SEC Football
UGA’s Sturdivant, Owens work to get back on field
Both linemen suffered severe kneww injuries last season
The Atlanta Journal-Constitution
Wednesday, January 28, 2009
Athens — Jeff Owens, Georgia’s rehabbing defensive tackle, was taken aback by a question last week from Dave Van Halanger, the Bulldogs’ director of strength and conditioning.
“Coach Van asked me, ‘Where do you see yourself being next year at this time?’” Owens said. “I looked at him, and I was, like, ‘I have no idea.’ Because if you asked me that same thing last year, I never would have thought I’d be standing here.”
Curtis Compton /ccompton@ajc.com
Georgia defensive lineman Jeff Owens injured his knee in last year’s season opener against Georgia Southern. Owens hopes to be back on the field to start next season.
Many of Georgia’s best-laid plans went awry in 2008, starting with season-ending knee injuries to arguably their two best linemen: Owens (lost in the opening game of what would have been his senior season) and offensive tackle Trinton Sturdivant (lost in an August scrimmage for what would have been his sophomore season).
Both had to deal with the anxieties of ligament-reconstruction surgery, with long and lonely months of painful rehab, and with a fall sans football. By all accounts, both now are on pace to return to the Bulldogs’ lineup in 2009 — Owens for a fifth year of eligibility at a time that he expected to be starting an NFL career.
“I thought I had my life planned out,” Owens said, “but now I just take each day and live life to the fullest.”
“It changed my whole [outlook],” Sturdivant said of his injury. “When I come back … I’m just going to cherish every moment I’m out there with my teammates.”
Knee injuries are jolting for athletes, even though surgical advances have made comebacks common from injuries even as serious as the ones Owens and Sturdivant sustained.
Sturdivant, who started 13 games as a freshman at the key left-tackle position, said his injury occurred while he was blocking on a play-action pass. Another player, “out of nowhere,” lost his footing and fell into Sturdivant’s leg. Sturdivant knew the injury was severe as soon as he heard — yes, heard — it.
“I just heard everything crackle and pop,” he said. “It was disgusting. … My left knee bent in and touched my right leg. That’s when I knew it was nasty, man.”
Three ligaments were torn. “My ACL, my MCL, my PCL,” Sturdivant said. “I think that’s it.” He feared, he admits now, his football career might be over.
“Initially, it was a big blow for me and my whole family — my goals and everything,” he said.
But a few weeks after surgery, as he saw the first signs of progress and was able to put a bit of weight on the knee, “I knew I would come back.”
Owens, who started 24 games at defensive tackle the two previous years, went down in the season opener against Georgia Southern.
“A freak accident,” said Owens, who is from Sunrise, Fla. “I was running to the ball, jumped over a guy and landed on my [right] knee.
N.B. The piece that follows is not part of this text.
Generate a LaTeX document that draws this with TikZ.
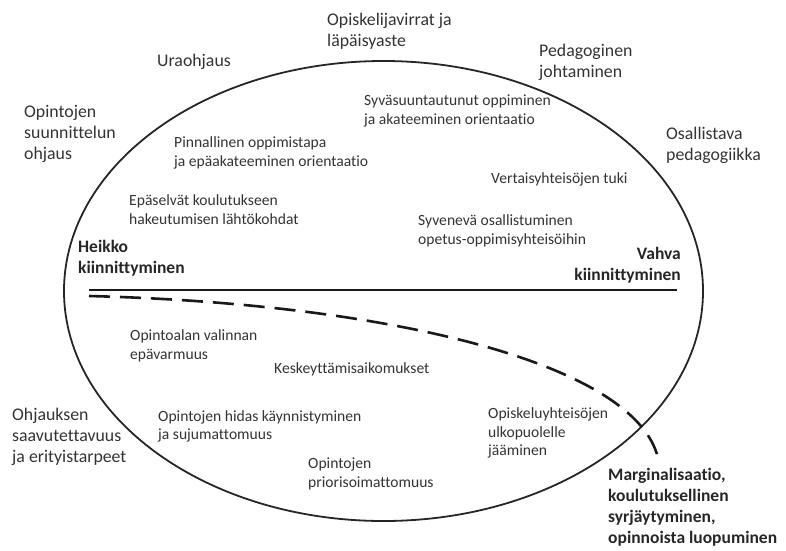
\documentclass[tikz,border=0pt]{standalone}
\usepackage{fontspec}
\setmainfont{Carlito}[Ligatures=NoCommon]
\begin{document}
\begin{tikzpicture}[x=1pt,y=-1pt,
  outer/.style={anchor=west,inner sep=0pt,align=left,text=black!80,
    font=\fontsize{17.8}{21}\selectfont},
  inner/.style={anchor=west,inner sep=0pt,align=left,text=black!80,
    font=\fontsize{15.6}{18.8}\selectfont},
  strong/.style={anchor=west,inner sep=0pt,align=left,text=black!85,
    font=\fontsize{17.5}{21}\selectfont\bfseries},
  axis/.style={line width=2.6pt,black!90},
  path/.style={line width=2.6pt,black!90,dash pattern=on 21pt off 10pt}]
\useasboundingbox (0,0) rectangle (786,550);

% the field of study engagement
\draw[line width=1.8pt,black!85] (383.5,291) ellipse [x radius=319.5, y radius=230];

% weak--strong engagement axis
\coordinate (weak) at (89,290);
\coordinate (strong) at (677,290);
\draw[axis] (weak) -- (strong);

% path towards marginalisation
\coordinate (pstart) at (89,296);
\coordinate (pend) at (658,458);
\draw[path] (pstart) .. controls (400,304) and (636,366) .. (pend);

% guidance themes around the field
\node[outer] (flow) at (327,31) {Opiskelijavirrat ja\\läpäisyaste};
\node[outer] (career) at (157,62) {Uraohjaus};
\node[outer] (plan) at (24,134) {Opintojen\\suunnittelun\\ohjaus};
\node[outer] (lead) at (539,62.5) {Pedagoginen\\johtaminen};
\node[outer] (incl) at (666,145) {Osallistava\\pedagogiikka};
\node[outer] (access) at (12,437) {Ohjauksen\\saavutettavuus\\ja erityistarpeet};

% upper half
\node[inner] (surf) at (174,153) {Pinnallinen oppimistapa\\ja epäakateeminen orientaatio};
\node[inner] (unclear) at (129,210) {Epäselvät koulutukseen\\hakeutumisen lähtökohdat};
\node[inner] (deep) at (364,111) {Syväsuuntautunut oppiminen\\ja akateeminen orientaatio};
\node[inner] (peer) at (491,179) {Vertaisyhteisöjen tuki};
\node[inner] (part) at (418,230.5) {Syvenevä osallistuminen\\opetus-oppimisyhteisöihin};

% axis ends
\node[strong] (weaklbl) at (78,258) {Heikko\\kiinnittyminen};
\node[strong,anchor=east,align=right] (stronglbl) at (681,265) {Vahva\\kiinnittyminen};

% lower half
\node[inner] (field) at (130,346) {Opintoalan valinnan\\epävarmuus};
\node[inner] (drop) at (274,369) {Keskeyttämisaikomukset};
\node[inner] (slow) at (158,426.5) {Opintojen hidas käynnistyminen\\ja sujumattomuus};
\node[inner] (prio) at (308,473.5) {Opintojen\\priorisoimattomuus};
\node[inner] (outside) at (488,433) {Opiskeluyhteisöjen\\ulkopuolelle\\jääminen};

% outcome at the end of the path
\node[strong] (marg) at (608,507) {Marginalisaatio,\\koulutuksellinen\\syrjäytyminen,\\opinnoista luopuminen};
\end{tikzpicture}
\end{document}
It buckled, and that was all she wrote.”
One ligament was torn, the ACL, which Owens said was reconstructed in surgery by borrowing from his hamstring.
As Georgia’s season unfolded without the intended leaders of their lines, Sturdivant and Owens headed off to do the lonely work of rehab.
“It’s tough, a grind,” Owens said. “It’s constant, every day, every day, just trying to get back to 100 percent. Keep pushing through the pain. A lot of pain. A lot of agony. You just got to fight through it.”
The hardest days were the Saturdays.
“It was real tough, seeing my boys out there playing and me not able to play with them,” said Sturdivant, who is from Wadesboro, N.C. “It was crushing, really crushing.”
Both players are upbeat now. Sturdivant says he’s jogging, and Owens says that’s an understatement: “He’s, like, almost sprinting.” Both say they’re able to do much, but not everything, in the weight room.
Most importantly, both say they have had no setbacks — “no regression,” as Sturdivant puts it. Neither will be available for spring practice, but if all goes well, Georgia coaches and trainers expect both to be cleared for action by summer.
“A lot of guys, back in the day, couldn’t come back from an ACL,” Owens said. “I just thank God I have an opportunity to try to make a comeback and try to get back to 100 percent.”